L’economia è pronta a regnare su un proletariato planetario i cui frammenti si coagulano in caste tutte ugualmente coinvolte – certamente a gradi molto diversi – nello stesso feticismo dell’interesse economico. Di esse fanno parte i bramini decisionisti (clero privilegiato dell’abbondanza mercantile, delle sue mondanità e delle sue miserie), i borghesi agiati (nutriti dalla rendita o dai profitti del commercio, il cui conto in banca è impinguato o svuotato dalla speculazione borsistica), le masse laboriose (occupate dal lavoro salariato o dalla disoccupazione), e perfino gli ultimi dei paria (esclusi dall’abbondanza del consumo e, proprio per questo, utilissimo esempio negativo per scoraggiare qualunque velleità emancipatoria dalla dittatura economica).
Tutte queste caste, formate dai resti sbriciolati delle antiche classi, hanno in comune di essere ormai radicalmente separate dalla loro propria natura umana e dalla natura in generale, al punto da non riconoscerla nemmeno più e di partecipare al suo avvelenamento in un crescendo di nocività.
La moltiplicazione esponenziale del numero di guardiani – della merce, della sua circolazione e dei suoi indispensabili consumatori – sottolinea del resto la debolezza di un sistema obbligato a un controllo capillare dei gesti e dei comportamenti.

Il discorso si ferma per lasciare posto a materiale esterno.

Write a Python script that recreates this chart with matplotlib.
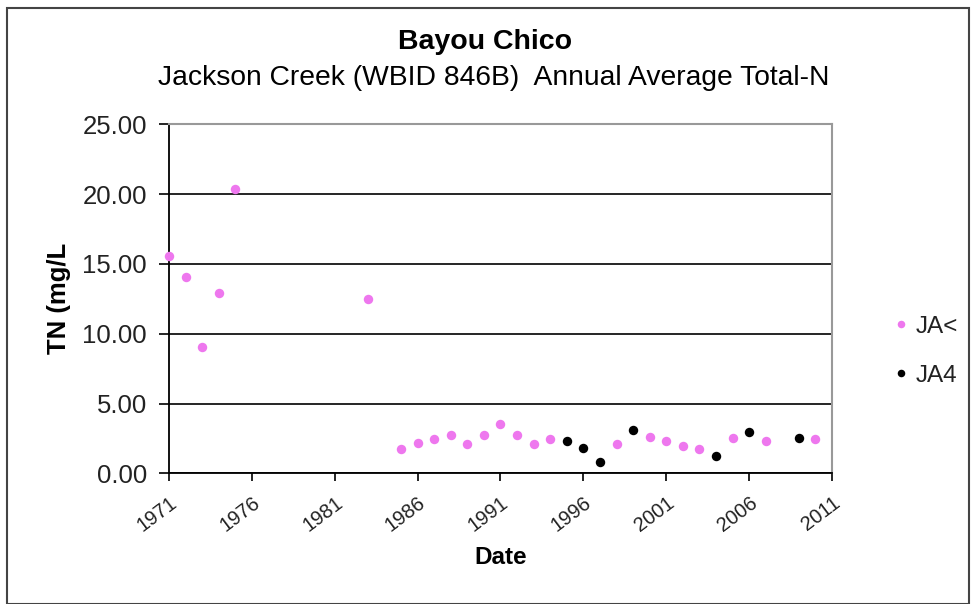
import matplotlib.pyplot as plt
from matplotlib.patches import Rectangle
from matplotlib.ticker import FormatStrFormatter

plt.rcParams["font.family"] = ["Liberation Sans", "DejaVu Sans"]

# station JA< (pink)
ja_lt_years = [1971, 1972, 1973, 1974, 1975, 1983, 1985, 1986, 1987, 1988, 1989,
               1990, 1991, 1992, 1993, 1994, 1998, 2000, 2001, 2002, 2003, 2005,
               2007, 2010]
ja_lt_tn = [15.56, 14.09, 9.03, 12.95, 20.39, 12.47, 1.72, 2.17, 2.43, 2.76, 2.10,
            2.76, 3.55, 2.76, 2.07, 2.43, 2.07, 2.62, 2.29, 1.93, 1.72, 2.52,
            2.29, 2.43]

# station JA4 (black)
ja4_years = [1995, 1996, 1997, 1999, 2004, 2006, 2009]
ja4_tn = [2.29, 1.83, 0.81, 3.10, 1.26, 2.98, 2.52]

x_ticks = [1971, 1976, 1981, 1986, 1991, 1996, 2001, 2006, 2011]
y_ticks = [0, 5, 10, 15, 20, 25]

fig = plt.figure(figsize=(9.77, 6.04), dpi=100)
W, H = 977, 604
ax = fig.add_axes([169 / W, 1 - 473.3 / H, (832 - 169) / W, (473.3 - 124.3) / H])

ax.plot(ja_lt_years, ja_lt_tn, "o", color="#EE77EE", markersize=6.8,
        markeredgewidth=0, label="JA<", clip_on=False, zorder=3)
ax.plot(ja4_years, ja4_tn, "o", color="black", markersize=6.8,
        markeredgewidth=0, label="JA4", clip_on=False, zorder=3)

ax.set_xlim(1971, 2011)
ax.set_ylim(0, 25)
ax.set_xticks(x_ticks)
ax.set_yticks(y_ticks)
ax.yaxis.set_major_formatter(FormatStrFormatter("%.2f"))
ax.grid(axis="y", color="black", linewidth=1.2)
ax.set_axisbelow(True)

for side in ("top", "right"):
    ax.spines[side].set_color("#999999")
    ax.spines[side].set_linewidth(1.5)
for side in ("left", "bottom"):
    ax.spines[side].set_color("black")
    ax.spines[side].set_linewidth(1.3)

ax.tick_params(axis="y", direction="out", length=7, width=1.2, pad=9,
               labelsize=18.5, labelcolor="#222222")
ax.tick_params(axis="x", direction="out", length=6, width=1.2, pad=8,
               labelsize=14.5, labelcolor="#222222")
for lbl in ax.get_xticklabels():
    lbl.set_rotation(37)
    lbl.set_ha("right")
    lbl.set_rotation_mode("anchor")

ax.set_xlabel("Date", fontsize=17.5, fontweight="bold", labelpad=8)
ax.set_ylabel("TN (mg/L", fontsize=18.5, fontweight="bold", labelpad=8)

fig.text(485 / W, 1 - 42 / H, "Bayou Chico", ha="center", va="center",
         fontsize=20.5, fontweight="bold")
fig.text(494 / W, 1 - 78 / H, "Jackson Creek (WBID 846B)  Annual Average Total-N",
         ha="center", va="center", fontsize=20.3)

ax.legend(loc="upper left", bbox_to_anchor=(872 / W, 1 - 294 / H),
          bbox_transform=fig.transFigure, frameon=False, fontsize=17.5,
          handlelength=0.6, handletextpad=0.3, labelspacing=1.1,
          markerscale=0.8, labelcolor="#222222")

fig.patches.append(Rectangle((7 / W, 0.5 / H), (969 - 7) / W, (600 - 0.5 - 4) / H,
                             transform=fig.transFigure, fill=False,
                             edgecolor="#444444", linewidth=1.5))

fig.savefig("out.png", dpi=100)
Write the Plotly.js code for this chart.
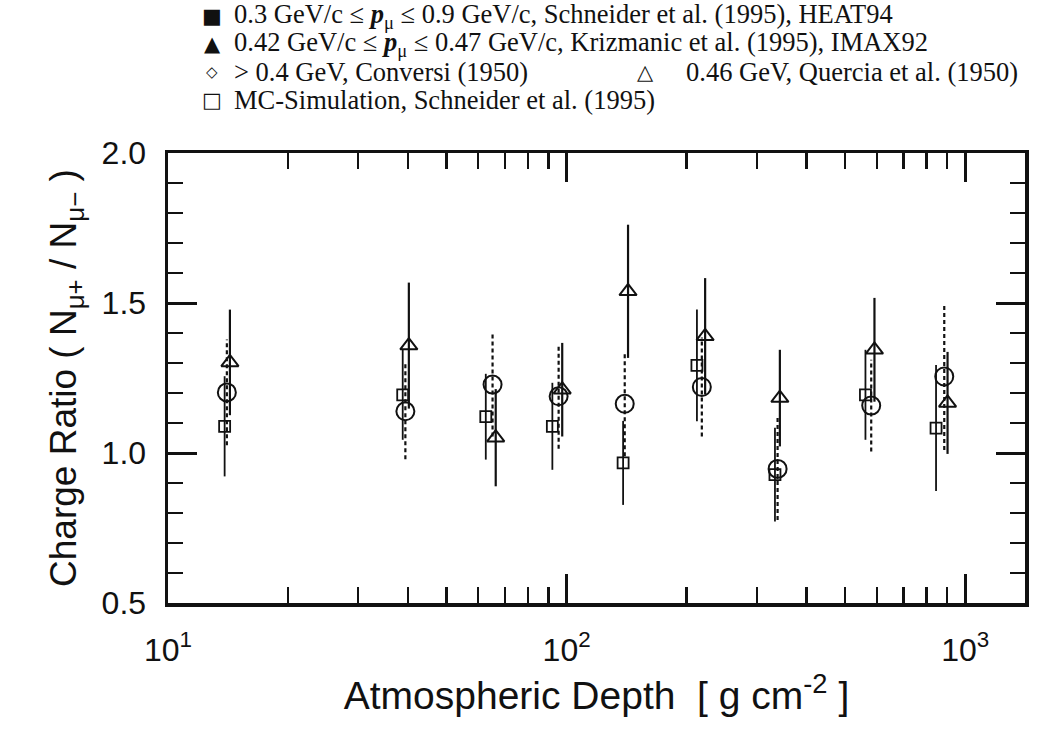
<!DOCTYPE html>
<html>
<head>
<meta charset="utf-8">
<script src="https://cdn.plot.ly/plotly-3.0.1.min.js"></script>
<style>html,body{margin:0;padding:0;background:#fff}#chart{width:1042px;height:732px}</style>
</head>
<body>
<div id="chart"></div>
<script>
// Quercia et al. (1950) - open triangles
const depthTri = [14.3, 40.2, 66.4, 97.5, 142.6, 222.6, 342.8, 592, 903];
const ratioTri = [1.302, 1.358, 1.051, 1.211, 1.539, 1.389, 1.183, 1.344, 1.167];
const errTri   = [0.176, 0.21, 0.162, 0.156, 0.222, 0.194, 0.161, 0.173, 0.17];
// Conversi (1950) - open circles
const depthCirc = [14.05, 39.4, 65.2, 95.5, 139.9, 218.4, 338.3, 581, 886];
const ratioCirc = [1.202, 1.139, 1.228, 1.189, 1.164, 1.220, 0.947, 1.158, 1.255];
const errCirc   = [0.176, 0.16, 0.173, 0.175, 0.175, 0.165, 0.17, 0.153, 0.245];
// MC-Simulation, Schneider et al. (1995) - open squares
const depthSq = [13.87, 38.8, 62.7, 92.1, 138.6, 212.3, 333.2, 562, 845];
const ratioSq = [1.089, 1.194, 1.121, 1.089, 0.967, 1.292, 0.928, 1.194, 1.083];
const errSq   = [0.167, 0.15, 0.143, 0.145, 0.14, 0.186, 0.156, 0.15, 0.21];

const xTickVals = [10, 100, 1000];
const xTickText = ['10<sup>1</sup>', '10<sup>2</sup>', '10<sup>3</sup>'];
const yTickVals = [0.5, 1.0, 1.5, 2.0];
const yTickText = ['0.5', '1.0', '1.5', '2.0'];

const legendSymbols = ['■', '▲', '◇', '△', '□'];
const legendLabels = [
  '0.3 GeV/c ≤ <b><i>p</i></b><sub>μ</sub> ≤ 0.9 GeV/c, Schneider et al. (1995), HEAT94',
  '0.42 GeV/c ≤ <b><i>p</i></b><sub>μ</sub> ≤ 0.47 GeV/c, Krizmanic et al. (1995), IMAX92',
  '&gt; 0.4 GeV, Conversi (1950)',
  '0.46 GeV, Quercia et al. (1950)',
  'MC-Simulation, Schneider et al. (1995)'
];
const xTitle = 'Atmospheric Depth  [ g cm<sup>-2</sup> ]';
const yTitle = 'Charge Ratio ( N<sub>μ+</sub> / N<sub>μ−</sub> )';

// dashed error bars for Conversi built from the data arrays
const dashX = [], dashY = [];
depthCirc.forEach((d, i) => {
  dashX.push(d, d, null);
  dashY.push(ratioCirc[i] - errCirc[i], ratioCirc[i] + errCirc[i], null);
});

const traces = [
  {x: dashX, y: dashY, mode: 'lines', line: {color: '#111', width: 2.2, dash: '4px,3px'}, hoverinfo: 'skip', showlegend: false},
  {x: depthSq, y: ratioSq, mode: 'markers', showlegend: false,
   error_y: {type: 'data', array: errSq, visible: true, color: '#111', thickness: 1.8, width: 0},
   marker: {symbol: 'square-open', size: 11, color: '#111', line: {width: 1.8, color: '#111'}}},
  {x: depthTri, y: ratioTri, mode: 'markers', showlegend: false,
   error_y: {type: 'data', array: errTri, visible: true, color: '#111', thickness: 2.2, width: 0},
   marker: {symbol: 'triangle-up-open', size: 15, color: '#111', line: {width: 2, color: '#111'}}},
  {x: depthCirc, y: ratioCirc, mode: 'markers', showlegend: false,
   marker: {symbol: 'circle-open', size: 18, color: '#111', line: {width: 2, color: '#111'}}}
];

const L = 168, R = 1025, T = 153, B = 603, W = 1042, H = 732;
const px = x => (x - L) / (R - L);
const py = y => (B - y) / (B - T);

const serif = 'Liberation Serif, Times New Roman, serif';
const annotations = [];
const legRows = [
  {sym: 0, lab: 0, y: 16, sx: 212, tx: 232},
  {sym: 1, lab: 1, y: 44, sx: 212, tx: 232},
  {sym: 2, lab: 2, y: 72, sx: 212, tx: 232},
  {sym: 3, lab: 3, y: 72, sx: 645, tx: 684},
  {sym: 4, lab: 4, y: 100, sx: 212, tx: 232}
];
legRows.forEach(r => {
  annotations.push({xref: 'paper', yref: 'paper', x: px(r.sx), y: py(r.y), xanchor: 'center', yanchor: 'middle',
    text: legendSymbols[r.sym], showarrow: false,
    font: {family: 'DejaVu Sans', size: (r.sym === 2 ? 15 : 21), color: '#111'}});
  annotations.push({xref: 'paper', yref: 'paper', x: px(r.tx), y: py(r.y), xanchor: 'left', yanchor: 'middle',
    text: legendLabels[r.lab], showarrow: false,
    font: {family: serif, size: 26.5, color: '#111'}});
});

const sans = 'Liberation Sans, Arial, sans-serif';
const axisCommon = {
  showline: true, linewidth: 3.5, linecolor: '#111', mirror: 'allticks',
  ticks: 'inside', tickwidth: 3, tickcolor: '#111', ticklen: 29,
  showgrid: false, zeroline: false,
  tickfont: {family: sans, size: 32, color: '#111'}
};

const layout = {
  width: W, height: H,
  margin: {l: L, r: W - R, t: T, b: H - B},
  paper_bgcolor: '#fff', plot_bgcolor: '#fff',
  showlegend: false,
  xaxis: Object.assign({}, axisCommon, {
    type: 'log', range: [1, 3.15],
    tickmode: 'array', tickvals: xTickVals, ticktext: xTickText,
    ticklabelstandoff: 16,
    minor: {ticks: 'inside', ticklen: 16, tickwidth: 2.5, tickcolor: '#111', dtick: 'D1', showgrid: false},
    title: {text: xTitle, standoff: 16, font: {family: sans, size: 39, color: '#111'}}
  }),
  yaxis: Object.assign({}, axisCommon, {
    range: [0.5, 2.0],
    tickmode: 'array', tickvals: yTickVals, ticktext: yTickText,
    ticklabelstandoff: 12,
    minor: {ticks: 'inside', ticklen: 15, tickwidth: 2.5, tickcolor: '#111', dtick: 0.1, showgrid: false},
    title: {text: yTitle, standoff: 14, font: {family: sans, size: 37, color: '#111'}}
  }),
  annotations: annotations
};

Plotly.newPlot('chart', traces, layout, {displayModeBar: false, staticPlot: true});
</script>
</body>
</html>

Dalle telecamere disseminate dappertutto ai muscolosi men in black che sorvegliano le entrate del tempio, passando per i controllori travestiti da consumatori e per le liturgie di pagamento sempre più complesse (per limitare le frodi e i furti, del resto preventivamente contabilizzati nel prezzo), si disegna irresistibilmente un’involontaria pubblicità negativa che invita gli esseri ancora vivi a un sabotaggio gioioso e salutare della merce che li soffoca.
Nell’attesa che la gratuità ristabilita renda finalmente ridicola ogni appropriazione illegittima, la privatizzazione generalizzata e redditizia di qualunque manifestazione di vita nel trionfo degli affari ha banalizzato il furto come un momento di business. Essa ha svuotato la morale cristiana di gran parte del suo senso di colpa necessario. Il settimo comandamento si riduce dunque a un articolo del codice penale, inapplicabile ai potenti e temibile per i deboli o per gli affaristi caduti in disgrazia.
Tutti i cittadini possono rendersi conto che lo stesso mondo che persegue senza pietà il minimo errore, il minimo strappo alle regole dell’economia da parte di un povero individuo qualunque, permette contemporaneamente tutti i trucchi a coloro che manipolano la finanza e gestiscono i profitti dell’economia, arricchendosi di passaggio a vantaggio del profitto stesso. Una logica mafiosa, grossolana e senza scrupoli, appoggiata sul controllo di un alto livello di tecnologia industriale, s’impadronisce del pianeta intero, ormai sottomesso a ogni aggressione capace di apportare un qualunque profitto.